# START OF STORED RECORDS

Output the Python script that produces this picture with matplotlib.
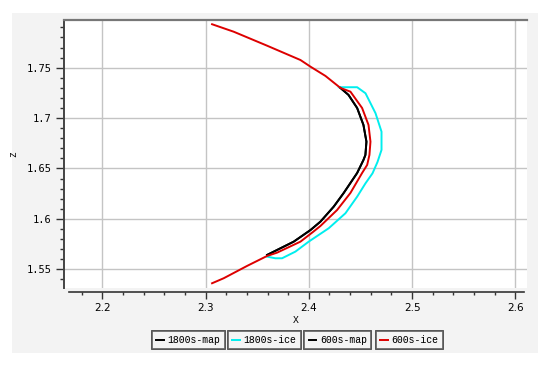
import matplotlib
matplotlib.use("Agg")
import matplotlib.pyplot as plt
from matplotlib.patches import Rectangle
from matplotlib.ticker import MultipleLocator, FuncFormatter

# 600s-ice (red), full trajectory
ice600_x = [2.3063, 2.3272, 2.3596, 2.3919, 2.4016, 2.4161, 2.4306, 2.4403,
            2.4516, 2.4578, 2.4597, 2.4587, 2.4565, 2.4516, 2.4403, 2.4274,
            2.4112, 2.4044, 2.3919, 2.3693, 2.3596, 2.3402, 2.3176, 2.3063]
ice600_z = [1.7931, 1.7857, 1.7718, 1.7576, 1.7510, 1.7418, 1.7299, 1.7262,
            1.7100, 1.6932, 1.6766, 1.6634, 1.6535, 1.6455, 1.6257, 1.6088,
            1.5929, 1.5873, 1.5774, 1.5665, 1.5632, 1.5533, 1.5411, 1.5361]

# map curves (1800s and 600s coincide)
map_x = [2.4306, 2.4384, 2.4468, 2.4529, 2.4558, 2.4548, 2.4529, 2.4468,
         2.4338, 2.4241, 2.4112, 2.4016, 2.3854, 2.3725, 2.3596]
map_z = [1.7299, 1.7230, 1.7100, 1.6932, 1.6766, 1.6634, 1.6584, 1.6455,
         1.6257, 1.6121, 1.5972, 1.5889, 1.5774, 1.5708, 1.5642]

# 1800s-ice (cyan)
ice1800_x = [2.4290, 2.4468, 2.4549, 2.4646, 2.4704, 2.4704, 2.4665, 2.4617,
             2.4549, 2.4468, 2.4355, 2.4193, 2.3999, 2.3870, 2.3741, 2.3676,
             2.3596]
ice1800_z = [1.7306, 1.7306, 1.7246, 1.7048, 1.6865, 1.6684, 1.6564, 1.6452,
             1.6353, 1.6220, 1.6056, 1.5907, 1.5774, 1.5675, 1.5609, 1.5609,
             1.5625]

LABELS = ["1800s-map", "1800s-ice", "600s-map", "600s-ice"]
X_TICKS = [2.2, 2.3, 2.4, 2.5, 2.6]
Z_TICKS = [1.55, 1.6, 1.65, 1.7, 1.75]

RED, CYAN, BLACK = "#dd0000", "#00eeee", "#000000"
TICKFONT = "DejaVu Sans Mono"

fig = plt.figure(figsize=(5.5, 3.67), dpi=100)
fig.patch.set_facecolor("white")
fig.add_artist(Rectangle((12 / 550, 1 - 353 / 367), 526 / 550, 340 / 367,
                         transform=fig.transFigure, facecolor="#f3f3f3",
                         edgecolor="none", zorder=0))

ax = fig.add_axes([64 / 550, 1 - 288 / 367, 463 / 550, 268 / 367])
ax.set_facecolor("white")

l1, = ax.plot(map_x, map_z, color=BLACK, lw=1.4)
l2, = ax.plot(ice1800_x, ice1800_z, color=CYAN, lw=1.4)
l3, = ax.plot(map_x, map_z, color=BLACK, lw=1.4)
l4, = ax.plot(ice600_x, ice600_z, color=RED, lw=1.4)

ax.set_xlim(2.1629, 2.6113)
ax.set_ylim(1.5314, 1.7973)
ax.set_xticks(X_TICKS)
ax.set_yticks(Z_TICKS)
ax.xaxis.set_minor_locator(MultipleLocator(0.02))
ax.yaxis.set_minor_locator(MultipleLocator(0.01))
ax.yaxis.set_major_formatter(FuncFormatter(lambda v, p: f"{v:g}"))
ax.xaxis.set_major_formatter(FuncFormatter(lambda v, p: f"{v:g}"))
ax.grid(True, which="major", color="#c4c4c4", lw=1.0)
ax.set_axisbelow(True)

ax.tick_params(which="major", direction="out", length=6, width=1.0,
               color="#333333", labelsize=7.5, pad=3)
ax.tick_params(which="minor", direction="out", length=3, width=1.0,
               color="#333333")
ax.tick_params(axis="x", which="major", length=5)
ax.tick_params(axis="x", which="minor", length=2.5)
for t in ax.get_xticklabels() + ax.get_yticklabels():
    t.set_fontfamily(TICKFONT)

ax.spines["right"].set_visible(False)
ax.spines["top"].set_color("#777777")
ax.spines["top"].set_linewidth(1.6)
ax.spines["left"].set_color("#444444")
ax.spines["left"].set_linewidth(1.4)
ax.spines["bottom"].set_color("#333333")
ax.spines["bottom"].set_linewidth(1.2)
ax.spines["bottom"].set_position(("outward", 3))
ax.spines["bottom"].set_bounds(2.168, 2.608)

ax.set_xlabel("X", fontsize=7, family="Liberation Mono", labelpad=1)
ax.set_ylabel("z", fontsize=7, family="Liberation Mono")
ax.yaxis.set_label_coords((18 - 64) / 463, 0.5)

# four separate legend boxes along the bottom
lefts = [151.7, 227.7, 304.3, 376.0]
for h, lab, lx in zip([l1, l2, l3, l4], LABELS, lefts):
    lg = fig.legend([h], [lab], loc="center left",
                    bbox_to_anchor=(lx / 550, 1 - 340 / 367),
                    frameon=True, fancybox=False, handlelength=0.8,
                    handletextpad=0.35, borderpad=0.45, borderaxespad=0,
                    prop={"family": "Liberation Mono", "size": 7})
    lg.get_frame().set_edgecolor("#444444")
    lg.get_frame().set_facecolor("#f5f5f5")
    lg.get_frame().set_linewidth(1.2)
    fig.add_artist(lg)

fig.savefig("out.png", dpi=100)
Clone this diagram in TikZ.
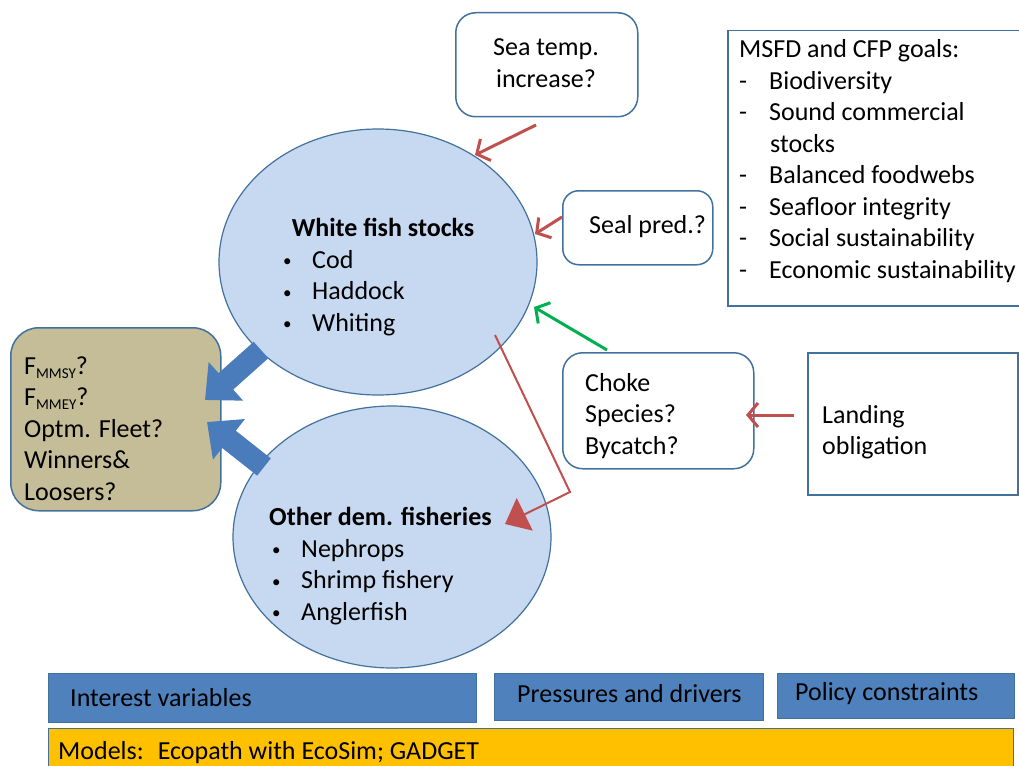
\documentclass[tikz,border=0pt]{standalone}
\usepackage{fontspec}
\setmainfont{Carlito}
\usetikzlibrary{arrows.meta,shapes.geometric}

\definecolor{edgeblue}{HTML}{41719C}
\definecolor{ovalfill}{HTML}{C6D9F1}
\definecolor{barblue}{HTML}{4F81BD}
\definecolor{olivefill}{HTML}{C4BD97}
\definecolor{goldfill}{HTML}{FFC000}
\definecolor{redarrow}{HTML}{C0504D}
\definecolor{greenarrow}{HTML}{00B050}
\definecolor{bigarrow}{HTML}{4A7CBB}

\newcommand{\bul}{\makebox[6pt][l]{\raisebox{1.5pt}{\fontsize{17}{17}\selectfont\textbullet}}\hspace{23pt}}
\newcommand{\dsh}{-\hspace{22pt}}
% stacked lines whose reference point is the first baseline
\newcommand{\stackl}[1]{\begin{tabular}[t]{@{}l@{}}#1\end{tabular}}
\newcommand{\stackc}[1]{\begin{tabular}[t]{@{}c@{}}#1\end{tabular}}

\begin{document}
\begin{tikzpicture}[x=1pt,y=-1pt,
  every node/.style={font=\fontsize{26}{31.5}\selectfont, inner sep=0pt, text=black},
  oval/.style={ellipse, draw=edgeblue, fill=ovalfill, line width=1.2pt},
  roundbox/.style={draw=edgeblue, fill=white, rounded corners=20pt, line width=1.5pt, anchor=north west},
  plainbox/.style={draw=edgeblue, fill=white, line width=1.5pt, anchor=north west},
  bar/.style={draw=edgeblue, fill=barblue, line width=1pt, anchor=north west},
  txt/.style={anchor=base west},
  thinarrow/.style={draw=redarrow, line width=3pt, -{Straight Barb[length=10pt,width=24pt,line width=3pt]}},
  blockarrow/.style={draw=bigarrow, line width=22pt, line cap=butt, -{Triangle[length=28pt,width=50pt]}},
]
\useasboundingbox (0,0) rectangle (1019,765);

% stock ovals
\node[oval, minimum width=318pt, minimum height=266pt] (wfs) at (378,262) {};
\node[oval, minimum width=318pt, minimum height=262pt] (odf) at (392,537) {};

% outcome box
\node[draw=edgeblue, fill=olivefill, line width=1.5pt, rounded corners=28pt, anchor=north west,
      minimum width=210pt, minimum height=183pt] (out) at (10,327) {};

% driver boxes
\node[roundbox, minimum width=182pt, minimum height=104pt] (sea) at (455,12) {};
\node[roundbox, minimum width=150pt, minimum height=74pt, rounded corners=16pt] (seal) at (562,190) {};
\node[roundbox, minimum width=191pt, minimum height=116pt] (choke) at (562,352) {};
\node[plainbox, minimum width=210pt, minimum height=142pt] (land) at (807,352) {};
\node[plainbox, minimum width=320pt, minimum height=275pt] (goals) at (727,30) {};

% legend bars
\node[bar, minimum width=428pt, minimum height=49pt] (iv) at (48,673) {};
\node[bar, minimum width=269pt, minimum height=47pt] (pd) at (494,673) {};
\node[bar, minimum width=237pt, minimum height=45pt] (pc) at (777,673) {};
\node[draw=edgeblue, fill=goldfill, line width=1pt, anchor=north west,
      minimum width=965pt, minimum height=45pt] (mod) at (48,728) {};

% connector end points
\coordinate (a1t) at (261,350);
\coordinate (a1h) at (205,400);
\coordinate (a2t) at (264,467);
\coordinate (a2h) at (207,422);
\coordinate (seaS) at (536,125);
\coordinate (seaE) at (475,155);
\coordinate (sealS) at (562,217);
\coordinate (sealE) at (535,234);
\coordinate (chS) at (607,350);
\coordinate (chE) at (534,307);
\coordinate (landS) at (794,415);
\coordinate (landE) at (746,415);
\coordinate (bcS) at (495,335);
\coordinate (bcK) at (570,492);
\coordinate (bcE) at (505,524);

% block arrows into the outcome box
\draw[blockarrow] (a1t) -- (a1h);
\draw[blockarrow] (a2t) -- (a2h);

% pressure arrows
\draw[thinarrow] (seaS) -- (seaE);
\draw[thinarrow] (sealS) -- (sealE);
\draw[thinarrow, draw=greenarrow] (chS) -- (chE);
\draw[thinarrow] (landS) -- (landE);
\draw[draw=redarrow, line width=2pt, -{Triangle[length=22pt,width=36pt]}] (bcS) -- (bcK) -- (bcE);

% texts
\node[anchor=base, font=\fontsize{26}{31.5}\selectfont\bfseries] (wfsT) at (383,236) {White fish stocks};
\node[txt] (wfsL) at (283,268) {\stackl{\bul Cod\\ \bul Haddock\\ \bul Whiting}};

\node[txt, font=\fontsize{26}{31.5}\selectfont\bfseries] (odfT) at (269,525) {Other dem. fisheries};
\node[txt] (odfL) at (272,557) {\stackl{\bul Nephrops\\ \bul Shrimp fishery\\ \bul Anglerfish}};

\node[txt] (outT) at (24,374) {\stackl{F\raisebox{-4pt}{\fontsize{15}{15}\selectfont MMSY}?\\
  F\raisebox{-4pt}{\fontsize{15}{15}\selectfont MMEY}?\\ Optm. Fleet?\\ Winners\&\\ Loosers?}};

\node[anchor=base] (seaT) at (546,56) {\stackc{Sea temp.\\ increase?}};
\node[txt] (sealT) at (589,233) {Seal pred.?};
\node[txt] (chokeT) at (585,391) {\stackl{Choke\\ Species?\\ Bycatch?}};
\node[txt] (landT) at (822,423) {\stackl{Landing\\ obligation}};

\node[txt] (goalsT) at (739,58) {\stackl{MSFD and CFP goals:\\
  \dsh Biodiversity\\
  \dsh Sound commercial\\
  \hspace{31pt}stocks\\
  \dsh Balanced foodwebs\\
  \dsh Seafloor integrity\\
  \dsh Social sustainability\\
  \dsh Economic sustainability}};

\node[txt] (ivT) at (70,706) {Interest variables};
\node[txt] (pdT) at (517,702) {Pressures and drivers};
\node[txt] (pcT) at (795,700) {Policy constraints};
\node[txt] (modT) at (58,759) {Models:\hspace{14pt}Ecopath with EcoSim; GADGET};
\end{tikzpicture}
\end{document}
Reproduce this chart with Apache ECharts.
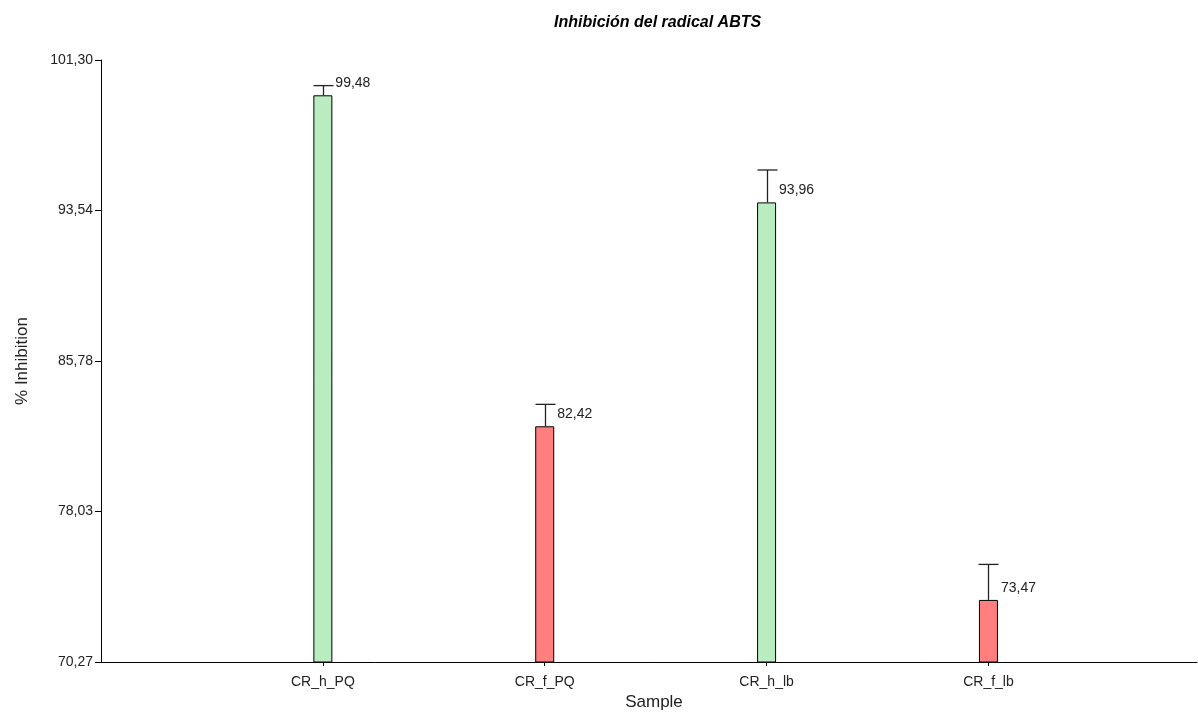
<!DOCTYPE html>
<html>
<head>
<meta charset="utf-8">
<script src="https://cdn.jsdelivr.net/npm/echarts@6/dist/echarts.min.js"></script>
<style>html,body{margin:0;padding:0;background:#fff}#c{width:1198px;height:714px}</style>
</head>
<body>
<div id="c"></div>
<script>
var categories = ['CR_h_PQ', 'CR_f_PQ', 'CR_h_lb', 'CR_f_lb'];
var values = [99.48, 82.42, 93.96, 73.47];
var errors = [0.5, 1.13, 1.67, 1.83];
var barColors = ['#b9ecc0', '#ff7f7f', '#b9ecc0', '#ff7f7f'];
var yTicks = [70.27, 78.03, 85.78, 93.54, 101.30];
var xPositions = [1, 2, 3, 4];

function fmt(v) { return v.toFixed(2).replace('.', ','); }

var chart = echarts.init(document.getElementById('c'), null, {renderer: 'canvas'});
var barData = values.map(function (v, i) {
  return {value: [xPositions[i], v], itemStyle: {color: barColors[i]}};
});
var errData = values.map(function (v, i) { return [xPositions[i], v, v + errors[i]]; });

chart.setOption({
  animation: false,
  title: {
    text: 'Inhibición del radical ABTS', left: 549, top: 10,
    textStyle: {fontFamily: 'Liberation Sans', fontSize: 16, fontWeight: 'bold', fontStyle: 'italic', color: '#000'}
  },
  grid: {left: 101, right: 1, top: 60, bottom: 52, containLabel: false, outerBoundsMode: 'none'},
  xAxis: {
    type: 'value', min: 0, max: 4.94,
    name: 'Sample', nameLocation: 'middle', nameGap: 32,
    nameTextStyle: {fontFamily: 'Liberation Sans', fontSize: 17, color: '#222', padding: [0, 0, 0, 10]},
    axisLine: {lineStyle: {color: '#000', width: 1}},
    axisTick: {show: true, length: 4, lineStyle: {color: '#000'}, customValues: xPositions},
    axisLabel: {
      customValues: xPositions, margin: 13,
      fontFamily: 'Liberation Sans', fontSize: 14, color: '#222',
      formatter: function (v) { return categories[Math.round(v) - 1] || ''; }
    },
    splitLine: {show: false}
  },
  yAxis: {
    type: 'value', min: 70.27, max: 101.30,
    name: '% Inhibition', nameLocation: 'middle', nameGap: 70, nameRotate: 90,
    nameTextStyle: {fontFamily: 'Liberation Sans', fontSize: 17, color: '#222'},
    axisLine: {show: true, lineStyle: {color: '#000', width: 1}},
    axisTick: {show: true, length: 6, lineStyle: {color: '#000'}, customValues: yTicks},
    axisLabel: {
      customValues: yTicks, margin: 8,
      fontFamily: 'Liberation Sans', fontSize: 14, color: '#222',
      formatter: function (v) { return fmt(v); }
    },
    splitLine: {show: false}
  },
  series: [
    {
      type: 'bar', data: barData, barWidth: 19,
      itemStyle: {borderColor: '#000', borderWidth: 1},
      label: {
        show: true,
        position: [22, -12],
        verticalAlign: 'middle', align: 'left',
        fontFamily: 'Liberation Sans', fontSize: 14, color: '#222',
        formatter: function (p) { return fmt(p.value[1]); }
      },
      z: 2
    },
    {
      type: 'custom', data: errData,
      renderItem: function (params, api) {
        var x = api.value(0);
        var lo = api.coord([x, api.value(1)]);
        var hi = api.coord([x, api.value(2)]);
        var cx = Math.round(lo[0]) + 0.5;
        var hw = 10;
        return {
          type: 'group',
          children: [
            {type: 'line', shape: {x1: cx, y1: lo[1], x2: cx, y2: hi[1]}, style: {stroke: '#222', lineWidth: 1.3}},
            {type: 'line', shape: {x1: cx - hw, y1: hi[1], x2: cx + hw, y2: hi[1]}, style: {stroke: '#222', lineWidth: 1.3}}
          ]
        };
      },
      z: 3
    }
  ]
});
</script>
</body>
</html>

# END OF STORED RECORDS

> DESCRIPTION OF THE TASK: Using the material above, work out how many lines contain the string "matplotlib". Give that number alone.

> THE RESPONSE: 6